We have been fortunate, in north Texas, to get more than the expected doses of rain in the last number of months. It has gone some distance toward ameliorating the statewide drought’s effects on our county and nearby zones. The lakes have risen a little. The trees are breathing an almost audible sigh of relief. The locals swoon over the magical burst of wildflowers every bit as delightedly as the tourists do.
But it’s no perfect cure. A good rain can’t solve all of the world’s ills. The local drought is not isolated or ended but creeping through the nation in an ominous reflection of the receding polar ice caps, drought that is strangely now becoming a pestilence even on the more typically misty and moist California coast and Pacific Northwest. And there are still countries the world over suffering from much longer and deeper droughts.

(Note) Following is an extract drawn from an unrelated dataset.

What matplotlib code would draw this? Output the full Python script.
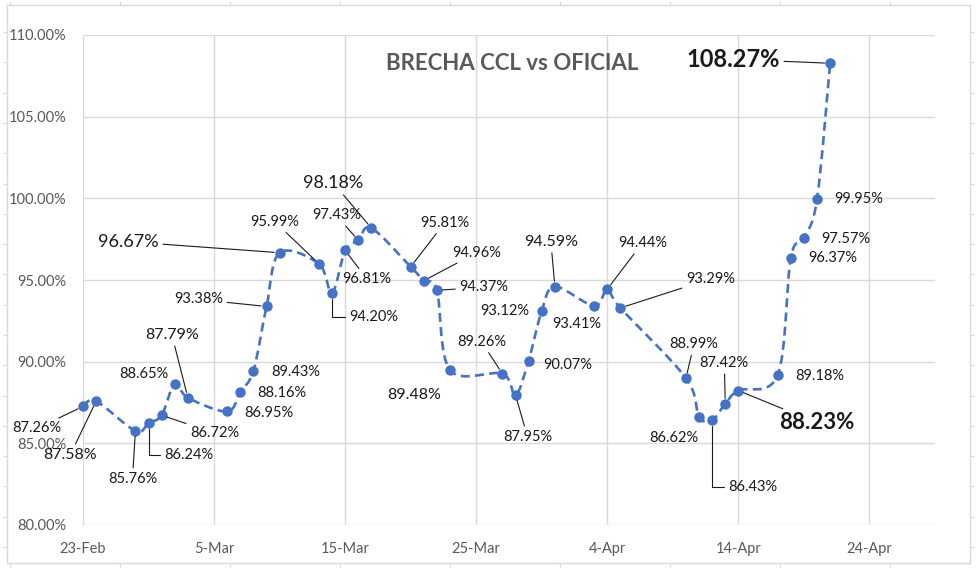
import matplotlib

matplotlib.use("Agg")
import matplotlib.dates as mdates
import matplotlib.pyplot as plt
import numpy as np
import pandas as pd
from matplotlib.patches import PathPatch
from matplotlib.path import Path

plt.rcParams["font.family"] = ["Lato", "DejaVu Sans"]

# data: CCL vs official exchange-rate gap, 2023
dates = pd.to_datetime([
    "2023-02-23", "2023-02-24", "2023-02-27", "2023-02-28", "2023-03-01",
    "2023-03-02", "2023-03-03", "2023-03-06", "2023-03-07", "2023-03-08",
    "2023-03-09", "2023-03-10", "2023-03-13", "2023-03-14", "2023-03-15",
    "2023-03-16", "2023-03-17", "2023-03-20", "2023-03-21", "2023-03-22",
    "2023-03-23", "2023-03-27", "2023-03-28", "2023-03-29", "2023-03-30",
    "2023-03-31", "2023-04-03", "2023-04-04", "2023-04-05", "2023-04-10",
    "2023-04-11", "2023-04-12", "2023-04-13", "2023-04-14", "2023-04-17",
    "2023-04-18", "2023-04-19", "2023-04-20", "2023-04-21",
])
gap = [
    87.26, 87.58, 85.76, 86.24, 86.72, 88.65, 87.79, 86.95, 88.16, 89.43,
    93.38, 96.67, 95.99, 94.20, 96.81, 97.43, 98.18, 95.81, 94.96, 94.37,
    89.48, 89.26, 87.95, 90.07, 93.12, 94.59, 93.41, 94.44, 93.29, 88.99,
    86.62, 86.43, 87.42, 88.23, 89.18, 96.37, 97.57, 99.95, 108.27,
]
title = "BRECHA CCL vs OFICIAL"
y_ticks = [80, 85, 90, 95, 100, 105, 110]
x_start, x_end = pd.Timestamp("2023-02-23"), pd.Timestamp("2023-04-29")
x_ticks = pd.date_range("2023-02-23", "2023-04-24", freq="10D")

# label layout: offset in pixels from the point (dx, dy), leader line kind
label_layout = [
    (-46, -22, "line"), (-26, -54, "line"), (-3, -48, "line"), (40, -32, "L"),
    (53, -18, "line"), (-31, 10, None), (-16, 63, "line"), (42, -2, None),
    (42, -1, None), (42, -1, None), (-68, 7, "line"), (-151, 11, "line"),
    (-44, 42, "line"), (42, -24, "L"), (22, -29, "line"), (-22, 25, "line"),
    (-38, 45, "line"), (34, 44, "line"), (53, 28, "line"), (47, 3, "line"),
    (-36, -25, None), (-21, 32, "line"), (12, -42, "line"), (39, -4, None),
    (-37, 0, None), (-4, 45, "line"), (-17, -18, None), (35, 46, "line"),
    (90, 29, "line"), (8, 34, "line"), (-25, -21, None), (41, -67, "L"),
    (-1, 41, "line"), (78, -32, "line"), (42, -1, None), (42, 0, None),
    (42, -1, None), (42, 0, None), (-97, 4, "line"),
]
label_size = {1: 11.5, 6: 11.5, 11: 13, 16: 13, 20: 11.5, 25: 11.5}
label_bold = {33: 16, 38: 17}

blue = "#4472C4"
grid_c = "#d9d9d9"
text_c = "#595959"

fig = plt.figure(figsize=(9.8, 5.74), dpi=100)

# outer chart frame with little outward ticks
frame = fig.add_axes([7 / 980, 1 - 563 / 574, 963 / 980, 558 / 574], zorder=0)
frame.set_xlim(7, 970)
frame.set_ylim(563, 5)
frame.set_yticks(np.arange(32, 563, 30.3))
frame.set_xticks(np.arange(10, 970, 110))
frame.tick_params(which="both", direction="out", length=3, color=grid_c,
                  labelleft=False, labelbottom=False, right=True, top=True)
for s in frame.spines.values():
    s.set_color(grid_c)
    s.set_linewidth(1)

ax = fig.add_axes([83 / 980, 1 - 525 / 574, 852 / 980, 490 / 574], zorder=1)
ax.patch.set_alpha(0)
x = mdates.date2num(dates)
y = np.array(gap)

# smoothed line like the spreadsheet's "smoothed line" option
pts = np.column_stack([x, y])
n = len(pts)
verts = [pts[0]]
codes = [Path.MOVETO]
for i in range(n - 1):
    p0, p1 = pts[max(i - 1, 0)], pts[i]
    p2, p3 = pts[i + 1], pts[min(i + 2, n - 1)]
    verts += [p1 + (p2 - p0) / 6, p2 - (p3 - p1) / 6, p2]
    codes += [Path.CURVE4] * 3
ax.add_patch(PathPatch(Path(verts, codes), fill=False, edgecolor=blue,
                       linewidth=1.9, linestyle=(0, (3.4, 2.0)), zorder=3,
                       capstyle="butt", clip_on=False))
ax.plot(x, y, linestyle="none", marker="o", markersize=6.5, color=blue,
        zorder=4, clip_on=False)

for i, (xi, yi, (dx, dy, kind)) in enumerate(zip(x, y, label_layout)):
    size = label_bold.get(i, label_size.get(i, 10.5))
    weight = "bold" if i in label_bold else "normal"
    arrow = None
    if kind == "line":
        arrow = dict(arrowstyle="-", color="#1a1a1a", lw=0.8, shrinkA=1, shrinkB=4)
    elif kind == "L":
        arrow = dict(arrowstyle="-", color="#1a1a1a", lw=0.8, shrinkA=1, shrinkB=4,
                     connectionstyle="angle,angleA=0,angleB=90,rad=0")
    ax.annotate(f"{yi:.2f}%", xy=(xi, yi), xytext=(dx, dy),
                textcoords="offset pixels", ha="center", va="center",
                fontsize=size, fontweight=weight, color="#1a1a1a",
                arrowprops=arrow, zorder=5, annotation_clip=False)

ax.set_xlim(x_start, x_end)
ax.set_ylim(80, 110)
ax.set_yticks(y_ticks)
ax.set_yticklabels([f"{v:.2f}%" for v in y_ticks])
ax.set_xticks(x_ticks)
ax.set_xticklabels([f"{d.day}-{d.strftime('%b')}" for d in x_ticks])
ax.tick_params(length=0, labelsize=10.5, labelcolor=text_c)
ax.tick_params(axis="y", pad=12)
ax.tick_params(axis="x", pad=12)
ax.grid(True, color=grid_c, linewidth=1)
ax.set_axisbelow(True)
for s in ax.spines.values():
    s.set_visible(False)

fig.text(512 / 980, 1 - 63 / 574, title, ha="center", va="center",
         fontsize=16, fontweight="bold", color=text_c)

fig.savefig("out.png", dpi=100)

Rainy weather can, on a smaller scale, also darken the skies of many individuals’ moods, bring soggy sorrow to brows usually brighter with cheer. It can both literally and figuratively dampen the parade of plans made by folk who rely on sunny weather for their sunny spirits and can seemingly call a halt to normalcy in zones like my home region, where a little struggle for water is generally to be expected. Any stretch of overcast and rain longer than 24 hours sends herds of north Texans running around, mooing nervously like it’s the End of Days in the Old West.
Still, rain can’t kill moods and expectations and obliterate optimism without our consent. While I’ve been moody and something of a little black cloud myself lately, being in the proverbial phrase ‘under the weather‘ (in the non-alcoholic version), I was reminded of this submissive and defeatist, even compliant, element when listening to the web-streamed broadcast of the university jazz concert I didn’t feel well, or wakeful, or cheery, enough to attend last night. The vocal and instrumental interlacing of familiar and wonderful jazz tunes lifted my mood more than the start of my medication kicking in had managed to do. They led me to listen to other upbeat music, from further jazz classics to pop, drumline rhythms, and one of those sorts of music that I find is fairly impossible to hear without breaking into a crooked grin: reggae.
It would seem, on reflection, that among those things rain cannot accomplish is keeping a good reggae number from cheering me up, and that is something I will happily and readily forgive the rain for failing to do.